* What to do
Repeat the material below word for word and leave out all pictures.

===== Dataset content =====

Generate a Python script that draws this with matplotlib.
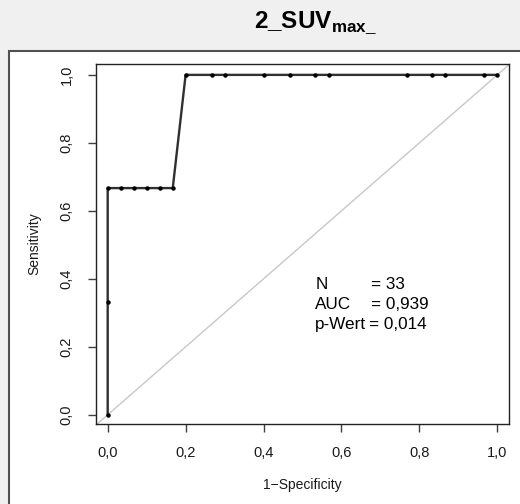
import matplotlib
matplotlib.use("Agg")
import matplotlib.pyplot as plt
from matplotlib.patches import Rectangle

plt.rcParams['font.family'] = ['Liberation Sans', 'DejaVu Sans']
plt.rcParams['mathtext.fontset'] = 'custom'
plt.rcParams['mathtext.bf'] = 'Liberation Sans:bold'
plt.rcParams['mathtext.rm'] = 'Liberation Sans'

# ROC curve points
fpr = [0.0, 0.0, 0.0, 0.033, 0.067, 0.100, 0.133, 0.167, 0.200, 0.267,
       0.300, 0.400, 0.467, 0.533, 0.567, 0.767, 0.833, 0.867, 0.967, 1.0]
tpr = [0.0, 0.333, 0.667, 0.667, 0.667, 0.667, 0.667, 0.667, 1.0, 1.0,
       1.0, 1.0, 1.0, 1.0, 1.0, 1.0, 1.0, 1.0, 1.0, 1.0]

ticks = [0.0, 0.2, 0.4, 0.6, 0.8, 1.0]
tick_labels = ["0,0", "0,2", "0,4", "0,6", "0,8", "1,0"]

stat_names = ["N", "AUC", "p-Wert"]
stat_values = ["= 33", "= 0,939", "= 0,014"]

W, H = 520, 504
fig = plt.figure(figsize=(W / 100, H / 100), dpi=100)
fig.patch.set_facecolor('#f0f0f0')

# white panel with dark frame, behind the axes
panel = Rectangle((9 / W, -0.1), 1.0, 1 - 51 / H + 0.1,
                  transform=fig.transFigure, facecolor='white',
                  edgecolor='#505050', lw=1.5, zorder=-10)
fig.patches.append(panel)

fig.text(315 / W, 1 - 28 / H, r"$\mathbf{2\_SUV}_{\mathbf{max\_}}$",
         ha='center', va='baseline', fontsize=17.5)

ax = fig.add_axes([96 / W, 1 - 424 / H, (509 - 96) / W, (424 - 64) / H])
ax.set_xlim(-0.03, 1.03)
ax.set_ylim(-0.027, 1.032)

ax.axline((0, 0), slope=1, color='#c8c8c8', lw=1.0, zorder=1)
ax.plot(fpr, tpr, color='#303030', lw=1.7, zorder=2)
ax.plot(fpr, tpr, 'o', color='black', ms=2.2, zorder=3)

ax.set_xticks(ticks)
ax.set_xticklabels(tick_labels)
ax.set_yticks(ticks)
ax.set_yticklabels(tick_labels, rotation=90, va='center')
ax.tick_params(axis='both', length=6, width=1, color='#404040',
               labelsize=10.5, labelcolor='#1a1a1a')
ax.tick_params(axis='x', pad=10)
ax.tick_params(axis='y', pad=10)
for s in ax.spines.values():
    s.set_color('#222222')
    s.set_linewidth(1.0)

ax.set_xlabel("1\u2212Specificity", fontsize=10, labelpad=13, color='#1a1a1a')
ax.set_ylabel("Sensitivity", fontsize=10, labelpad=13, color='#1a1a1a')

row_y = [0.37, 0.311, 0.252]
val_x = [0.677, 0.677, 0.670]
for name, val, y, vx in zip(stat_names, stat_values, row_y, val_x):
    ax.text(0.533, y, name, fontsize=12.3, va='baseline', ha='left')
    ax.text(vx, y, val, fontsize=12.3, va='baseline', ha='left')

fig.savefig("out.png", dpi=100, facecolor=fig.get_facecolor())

=====

* In response
Generate a Python script that draws this with matplotlib.
import matplotlib
matplotlib.use("Agg")
import matplotlib.pyplot as plt
from matplotlib.patches import Rectangle

plt.rcParams['font.family'] = ['Liberation Sans', 'DejaVu Sans']
plt.rcParams['mathtext.fontset'] = 'custom'
plt.rcParams['mathtext.bf'] = 'Liberation Sans:bold'
plt.rcParams['mathtext.rm'] = 'Liberation Sans'

# ROC curve points
fpr = [0.0, 0.0, 0.0, 0.033, 0.067, 0.100, 0.133, 0.167, 0.200, 0.267,
       0.300, 0.400, 0.467, 0.533, 0.567, 0.767, 0.833, 0.867, 0.967, 1.0]
tpr = [0.0, 0.333, 0.667, 0.667, 0.667, 0.667, 0.667, 0.667, 1.0, 1.0,
       1.0, 1.0, 1.0, 1.0, 1.0, 1.0, 1.0, 1.0, 1.0, 1.0]

ticks = [0.0, 0.2, 0.4, 0.6, 0.8, 1.0]
tick_labels = ["0,0", "0,2", "0,4", "0,6", "0,8", "1,0"]

stat_names = ["N", "AUC", "p-Wert"]
stat_values = ["= 33", "= 0,939", "= 0,014"]

W, H = 520, 504
fig = plt.figure(figsize=(W / 100, H / 100), dpi=100)
fig.patch.set_facecolor('#f0f0f0')

# white panel with dark frame, behind the axes
panel = Rectangle((9 / W, -0.1), 1.0, 1 - 51 / H + 0.1,
                  transform=fig.transFigure, facecolor='white',
                  edgecolor='#505050', lw=1.5, zorder=-10)
fig.patches.append(panel)

fig.text(315 / W, 1 - 28 / H, r"$\mathbf{2\_SUV}_{\mathbf{max\_}}$",
         ha='center', va='baseline', fontsize=17.5)

ax = fig.add_axes([96 / W, 1 - 424 / H, (509 - 96) / W, (424 - 64) / H])
ax.set_xlim(-0.03, 1.03)
ax.set_ylim(-0.027, 1.032)

ax.axline((0, 0), slope=1, color='#c8c8c8', lw=1.0, zorder=1)
ax.plot(fpr, tpr, color='#303030', lw=1.7, zorder=2)
ax.plot(fpr, tpr, 'o', color='black', ms=2.2, zorder=3)

ax.set_xticks(ticks)
ax.set_xticklabels(tick_labels)
ax.set_yticks(ticks)
ax.set_yticklabels(tick_labels, rotation=90, va='center')
ax.tick_params(axis='both', length=6, width=1, color='#404040',
               labelsize=10.5, labelcolor='#1a1a1a')
ax.tick_params(axis='x', pad=10)
ax.tick_params(axis='y', pad=10)
for s in ax.spines.values():
    s.set_color('#222222')
    s.set_linewidth(1.0)

ax.set_xlabel("1\u2212Specificity", fontsize=10, labelpad=13, color='#1a1a1a')
ax.set_ylabel("Sensitivity", fontsize=10, labelpad=13, color='#1a1a1a')

row_y = [0.37, 0.311, 0.252]
val_x = [0.677, 0.677, 0.670]
for name, val, y, vx in zip(stat_names, stat_values, row_y, val_x):
    ax.text(0.533, y, name, fontsize=12.3, va='baseline', ha='left')
    ax.text(vx, y, val, fontsize=12.3, va='baseline', ha='left')

fig.savefig("out.png", dpi=100, facecolor=fig.get_facecolor())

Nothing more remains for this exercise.